* YOUR GOAL *
Starting with the first line below, extract each line through the one that contains "hbn_4C = [20.4, 25.7, 30.6, 45.0, 101.0]", inclusive, excluding pictures.

begin

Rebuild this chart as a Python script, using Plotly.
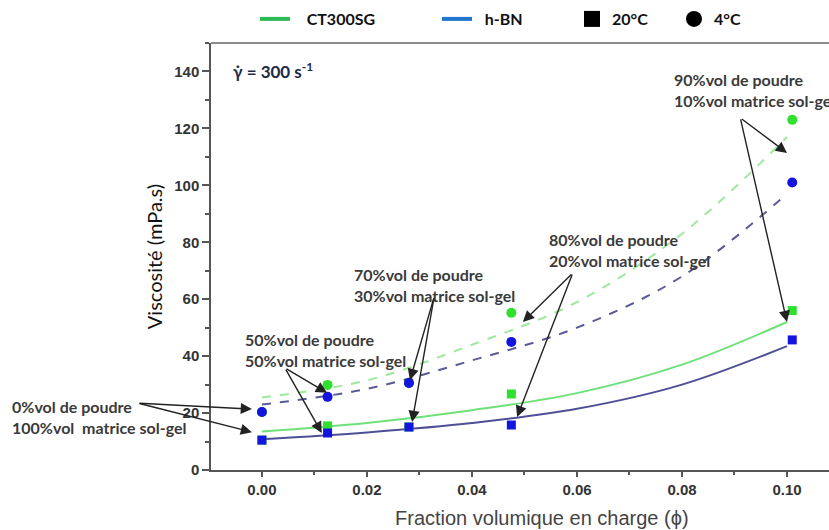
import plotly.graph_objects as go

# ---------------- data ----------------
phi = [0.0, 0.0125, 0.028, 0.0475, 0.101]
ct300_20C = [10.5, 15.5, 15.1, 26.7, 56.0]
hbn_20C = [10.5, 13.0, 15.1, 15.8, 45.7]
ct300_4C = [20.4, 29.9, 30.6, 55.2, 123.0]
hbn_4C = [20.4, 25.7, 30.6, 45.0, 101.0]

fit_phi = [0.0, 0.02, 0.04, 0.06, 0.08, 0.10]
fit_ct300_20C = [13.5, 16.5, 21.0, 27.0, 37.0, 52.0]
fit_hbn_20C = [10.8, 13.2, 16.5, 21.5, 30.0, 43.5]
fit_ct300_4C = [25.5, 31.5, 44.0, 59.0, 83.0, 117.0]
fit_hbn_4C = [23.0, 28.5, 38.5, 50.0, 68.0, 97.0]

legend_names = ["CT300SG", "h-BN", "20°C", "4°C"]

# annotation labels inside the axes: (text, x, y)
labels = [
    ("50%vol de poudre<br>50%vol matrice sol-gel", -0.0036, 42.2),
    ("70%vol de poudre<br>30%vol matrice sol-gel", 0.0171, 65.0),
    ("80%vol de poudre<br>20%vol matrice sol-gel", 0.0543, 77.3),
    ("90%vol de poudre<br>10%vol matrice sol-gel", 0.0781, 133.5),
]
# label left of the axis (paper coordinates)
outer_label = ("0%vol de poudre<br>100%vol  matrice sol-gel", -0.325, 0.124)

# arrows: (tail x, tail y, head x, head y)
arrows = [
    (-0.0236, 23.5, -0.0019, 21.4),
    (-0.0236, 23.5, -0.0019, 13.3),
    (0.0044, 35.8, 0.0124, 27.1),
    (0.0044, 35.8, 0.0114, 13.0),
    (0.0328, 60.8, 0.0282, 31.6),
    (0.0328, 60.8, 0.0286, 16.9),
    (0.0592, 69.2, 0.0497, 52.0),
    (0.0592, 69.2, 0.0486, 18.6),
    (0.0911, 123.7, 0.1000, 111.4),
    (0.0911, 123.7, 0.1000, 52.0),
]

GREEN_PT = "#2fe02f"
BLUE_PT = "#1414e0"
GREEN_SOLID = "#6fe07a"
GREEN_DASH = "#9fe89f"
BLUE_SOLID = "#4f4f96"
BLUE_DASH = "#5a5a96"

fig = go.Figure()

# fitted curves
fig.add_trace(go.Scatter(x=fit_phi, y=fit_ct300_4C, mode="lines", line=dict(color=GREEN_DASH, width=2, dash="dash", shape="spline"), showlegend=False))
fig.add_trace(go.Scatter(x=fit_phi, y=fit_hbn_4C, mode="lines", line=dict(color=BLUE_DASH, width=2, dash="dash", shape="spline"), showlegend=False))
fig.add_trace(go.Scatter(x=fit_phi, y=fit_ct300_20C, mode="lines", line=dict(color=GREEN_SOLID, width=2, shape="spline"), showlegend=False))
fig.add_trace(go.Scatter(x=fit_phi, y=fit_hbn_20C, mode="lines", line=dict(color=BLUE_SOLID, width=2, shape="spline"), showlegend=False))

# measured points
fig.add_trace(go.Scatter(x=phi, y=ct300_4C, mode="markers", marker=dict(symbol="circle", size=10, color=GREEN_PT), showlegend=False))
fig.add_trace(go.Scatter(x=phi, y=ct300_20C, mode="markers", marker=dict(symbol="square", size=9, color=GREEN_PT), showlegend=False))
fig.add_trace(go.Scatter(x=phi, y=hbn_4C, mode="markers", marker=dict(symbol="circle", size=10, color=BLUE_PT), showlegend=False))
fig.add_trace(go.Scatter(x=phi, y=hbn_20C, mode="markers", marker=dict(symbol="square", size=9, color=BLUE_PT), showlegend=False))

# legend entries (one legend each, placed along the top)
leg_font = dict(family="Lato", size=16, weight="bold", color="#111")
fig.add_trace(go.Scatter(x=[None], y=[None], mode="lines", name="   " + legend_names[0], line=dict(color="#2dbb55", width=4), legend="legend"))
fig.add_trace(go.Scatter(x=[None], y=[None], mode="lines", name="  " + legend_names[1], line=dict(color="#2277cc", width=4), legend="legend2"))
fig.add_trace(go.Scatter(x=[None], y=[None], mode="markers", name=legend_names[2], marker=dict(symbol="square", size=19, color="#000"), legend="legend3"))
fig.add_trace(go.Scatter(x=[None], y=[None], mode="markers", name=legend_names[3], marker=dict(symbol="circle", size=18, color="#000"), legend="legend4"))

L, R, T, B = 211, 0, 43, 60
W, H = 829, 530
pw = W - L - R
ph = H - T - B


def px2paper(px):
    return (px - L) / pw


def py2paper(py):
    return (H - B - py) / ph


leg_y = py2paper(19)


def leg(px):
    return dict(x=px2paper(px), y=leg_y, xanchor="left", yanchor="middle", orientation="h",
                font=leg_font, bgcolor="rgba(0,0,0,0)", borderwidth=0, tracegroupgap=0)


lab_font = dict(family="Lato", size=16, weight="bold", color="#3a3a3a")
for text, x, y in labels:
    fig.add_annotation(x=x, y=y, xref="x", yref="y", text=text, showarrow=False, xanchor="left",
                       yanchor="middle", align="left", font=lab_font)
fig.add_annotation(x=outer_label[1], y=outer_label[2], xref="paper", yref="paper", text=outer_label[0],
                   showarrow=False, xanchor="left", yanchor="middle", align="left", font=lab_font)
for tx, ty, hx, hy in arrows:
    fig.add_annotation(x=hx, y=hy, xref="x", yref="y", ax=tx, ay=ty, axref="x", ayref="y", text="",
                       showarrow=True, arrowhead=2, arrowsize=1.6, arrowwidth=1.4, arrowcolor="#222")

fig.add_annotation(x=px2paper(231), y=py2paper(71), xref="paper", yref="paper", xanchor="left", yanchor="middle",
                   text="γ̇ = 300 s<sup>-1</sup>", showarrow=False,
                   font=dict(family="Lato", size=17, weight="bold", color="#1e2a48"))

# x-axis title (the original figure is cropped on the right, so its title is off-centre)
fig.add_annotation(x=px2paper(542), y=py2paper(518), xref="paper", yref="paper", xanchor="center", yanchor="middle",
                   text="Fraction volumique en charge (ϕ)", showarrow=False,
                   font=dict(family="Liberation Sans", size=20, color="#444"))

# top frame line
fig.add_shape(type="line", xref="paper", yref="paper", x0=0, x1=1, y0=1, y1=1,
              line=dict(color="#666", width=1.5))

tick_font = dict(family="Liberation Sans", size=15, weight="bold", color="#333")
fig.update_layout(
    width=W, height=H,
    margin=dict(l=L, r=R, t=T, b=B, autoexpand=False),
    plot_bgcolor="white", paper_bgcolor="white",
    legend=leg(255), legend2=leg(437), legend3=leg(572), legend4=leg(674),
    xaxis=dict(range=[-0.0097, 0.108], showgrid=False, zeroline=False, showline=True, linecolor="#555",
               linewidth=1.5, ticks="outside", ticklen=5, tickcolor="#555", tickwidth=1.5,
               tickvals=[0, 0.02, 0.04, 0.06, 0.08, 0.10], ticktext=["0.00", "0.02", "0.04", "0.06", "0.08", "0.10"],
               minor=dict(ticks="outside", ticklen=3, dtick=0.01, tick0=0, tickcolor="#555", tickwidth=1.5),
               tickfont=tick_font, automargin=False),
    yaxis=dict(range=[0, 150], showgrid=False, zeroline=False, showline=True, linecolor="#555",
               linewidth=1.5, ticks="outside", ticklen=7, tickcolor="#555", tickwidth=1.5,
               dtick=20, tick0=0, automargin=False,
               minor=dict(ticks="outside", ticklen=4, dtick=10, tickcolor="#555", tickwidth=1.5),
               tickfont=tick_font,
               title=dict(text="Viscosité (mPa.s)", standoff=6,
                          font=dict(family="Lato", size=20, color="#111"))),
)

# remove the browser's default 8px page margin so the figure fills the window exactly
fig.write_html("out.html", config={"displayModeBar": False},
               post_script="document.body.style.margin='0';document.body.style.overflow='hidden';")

end

* RESPONSE *
Rebuild this chart as a Python script, using Plotly.
import plotly.graph_objects as go

# ---------------- data ----------------
phi = [0.0, 0.0125, 0.028, 0.0475, 0.101]
ct300_20C = [10.5, 15.5, 15.1, 26.7, 56.0]
hbn_20C = [10.5, 13.0, 15.1, 15.8, 45.7]
ct300_4C = [20.4, 29.9, 30.6, 55.2, 123.0]
hbn_4C = [20.4, 25.7, 30.6, 45.0, 101.0]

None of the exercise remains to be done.